What this task involves:
Copy the data that follows exactly. Include no pictures.

Information shown:
**********
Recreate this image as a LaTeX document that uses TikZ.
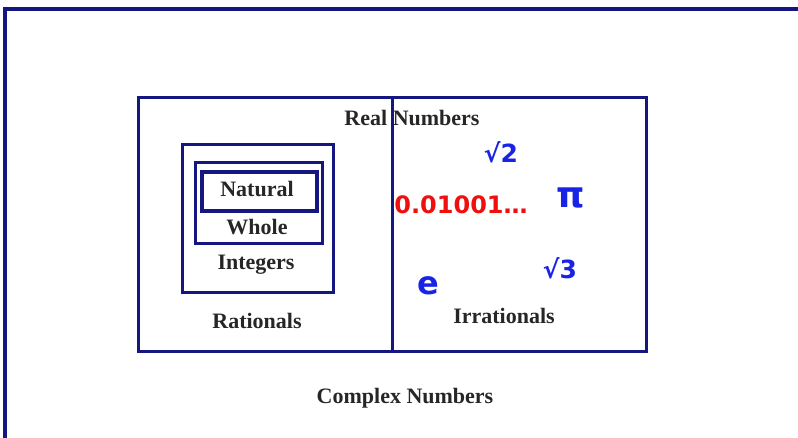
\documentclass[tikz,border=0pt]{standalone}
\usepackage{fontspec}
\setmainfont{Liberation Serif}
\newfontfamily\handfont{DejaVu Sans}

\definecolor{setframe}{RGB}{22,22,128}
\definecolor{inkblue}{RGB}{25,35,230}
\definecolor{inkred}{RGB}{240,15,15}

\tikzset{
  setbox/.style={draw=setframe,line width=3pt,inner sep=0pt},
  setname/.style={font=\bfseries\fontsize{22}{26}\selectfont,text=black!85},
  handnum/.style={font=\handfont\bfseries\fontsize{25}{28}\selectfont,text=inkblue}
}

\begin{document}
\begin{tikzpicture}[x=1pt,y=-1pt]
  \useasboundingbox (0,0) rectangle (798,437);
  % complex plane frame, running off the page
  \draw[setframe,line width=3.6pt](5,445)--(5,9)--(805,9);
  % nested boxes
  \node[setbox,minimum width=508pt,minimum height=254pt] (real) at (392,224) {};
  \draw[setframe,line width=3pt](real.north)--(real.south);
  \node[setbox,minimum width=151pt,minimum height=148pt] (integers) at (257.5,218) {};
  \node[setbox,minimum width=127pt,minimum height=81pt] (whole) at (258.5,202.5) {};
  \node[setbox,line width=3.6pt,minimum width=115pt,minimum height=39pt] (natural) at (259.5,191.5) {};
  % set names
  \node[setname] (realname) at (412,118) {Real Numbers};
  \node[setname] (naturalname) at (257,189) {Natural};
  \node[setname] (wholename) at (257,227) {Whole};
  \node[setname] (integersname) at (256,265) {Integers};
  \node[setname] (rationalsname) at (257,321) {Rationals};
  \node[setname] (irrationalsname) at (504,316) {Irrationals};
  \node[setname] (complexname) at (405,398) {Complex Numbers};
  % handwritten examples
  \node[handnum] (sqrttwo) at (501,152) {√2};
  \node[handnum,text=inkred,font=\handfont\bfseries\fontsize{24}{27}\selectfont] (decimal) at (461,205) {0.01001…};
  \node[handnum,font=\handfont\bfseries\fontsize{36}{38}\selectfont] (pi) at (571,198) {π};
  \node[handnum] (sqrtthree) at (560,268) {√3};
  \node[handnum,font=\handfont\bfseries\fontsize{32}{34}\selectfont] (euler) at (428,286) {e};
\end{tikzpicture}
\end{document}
**********
Completed exercise:
Recreate this image as a LaTeX document that uses TikZ.
\documentclass[tikz,border=0pt]{standalone}
\usepackage{fontspec}
\setmainfont{Liberation Serif}
\newfontfamily\handfont{DejaVu Sans}

\definecolor{setframe}{RGB}{22,22,128}
\definecolor{inkblue}{RGB}{25,35,230}
\definecolor{inkred}{RGB}{240,15,15}

\tikzset{
  setbox/.style={draw=setframe,line width=3pt,inner sep=0pt},
  setname/.style={font=\bfseries\fontsize{22}{26}\selectfont,text=black!85},
  handnum/.style={font=\handfont\bfseries\fontsize{25}{28}\selectfont,text=inkblue}
}

\begin{document}
\begin{tikzpicture}[x=1pt,y=-1pt]
  \useasboundingbox (0,0) rectangle (798,437);
  % complex plane frame, running off the page
  \draw[setframe,line width=3.6pt](5,445)--(5,9)--(805,9);
  % nested boxes
  \node[setbox,minimum width=508pt,minimum height=254pt] (real) at (392,224) {};
  \draw[setframe,line width=3pt](real.north)--(real.south);
  \node[setbox,minimum width=151pt,minimum height=148pt] (integers) at (257.5,218) {};
  \node[setbox,minimum width=127pt,minimum height=81pt] (whole) at (258.5,202.5) {};
  \node[setbox,line width=3.6pt,minimum width=115pt,minimum height=39pt] (natural) at (259.5,191.5) {};
  % set names
  \node[setname] (realname) at (412,118) {Real Numbers};
  \node[setname] (naturalname) at (257,189) {Natural};
  \node[setname] (wholename) at (257,227) {Whole};
  \node[setname] (integersname) at (256,265) {Integers};
  \node[setname] (rationalsname) at (257,321) {Rationals};
  \node[setname] (irrationalsname) at (504,316) {Irrationals};
  \node[setname] (complexname) at (405,398) {Complex Numbers};
  % handwritten examples
  \node[handnum] (sqrttwo) at (501,152) {√2};
  \node[handnum,text=inkred,font=\handfont\bfseries\fontsize{24}{27}\selectfont] (decimal) at (461,205) {0.01001…};
  \node[handnum,font=\handfont\bfseries\fontsize{36}{38}\selectfont] (pi) at (571,198) {π};
  \node[handnum] (sqrtthree) at (560,268) {√3};
  \node[handnum,font=\handfont\bfseries\fontsize{32}{34}\selectfont] (euler) at (428,286) {e};
\end{tikzpicture}
\end{document}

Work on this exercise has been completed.